The chain of events that led to the riot began on August 14, 1908, when two black men, Joe James and George Richardson, were jailed. Richardson was accused of raping a white woman and James of killing a white man.
A large crowd of whites gathered outside the jail demanding the release of the two men so the mob could lynch them. To prevent this, the county sheriff and a white merchant secretly took the two men out of the jail and put them on a train that took them to another jail about 60 miles away in Bloomington.
When the mob learned of the news, it escalated into violence, setting fire to black-owned homes and businesses in Springfield and attacking residents and business owners. Within days, about 30 businesses in one neighborhood—half owned by blacks and most by Jews—were looted and vandalized. Several dozen homes belonging to black residents of the city were also destroyed.
Illinois Governor Charles Deneen called in the Illinois National Guard to help control the riots.
Ultimately, James was convicted of murder and sentenced to death by an all-white jury. Richardson was freed after the woman who had accused him of rape recanted her conviction.
In a statement released earlier this week, Sen.

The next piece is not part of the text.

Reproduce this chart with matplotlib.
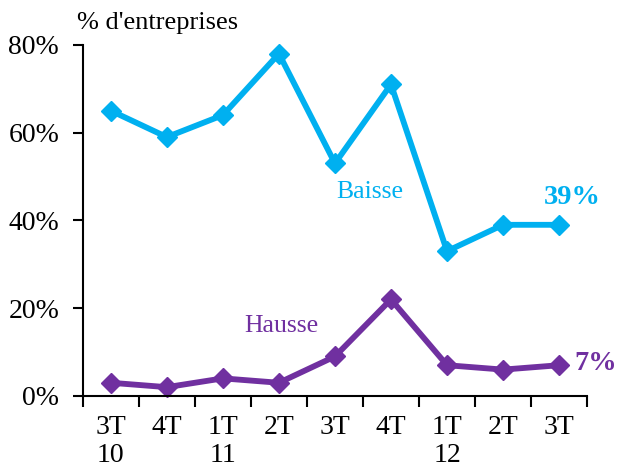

Durbin, who has a home in Springfield, said the race riot was “a violent and hateful tragedy” that “we cannot turn a blind eye to.”
“Together, we can honor the lives lost in the deadly riot and reaffirm our commitment to combating bias in Illinois and across the country,” he said.
At the annual Democratic political rally at the Illinois State Fair in Springfield on Wednesday, Budzinski stressed the importance of creating the monument to educate future generations of residents and visitors to the capital about the riot and to ensure it is not forgotten.
“We come out of the murder of Sonya Massey, being able to acknowledge our history in Springfield and tell the honest truth and the history of our city and our community, and how we can look forward, how much progress we still have to make,” Budzinski said.
Katz called the proclamation “an important and long-overdue step,” calling the riot “a little-told story that still reverberates today.”
“We still have these vestiges, like the vestiges of redlining, where people of color, black people, were not allowed to live in many places in cities in the North,” he said. “So today, the commemoration recognizes the importance of history and the importance of the black experience in the fabric of America, and especially since we’ve seen such a surge in recent years, this backlash against the teaching of history.”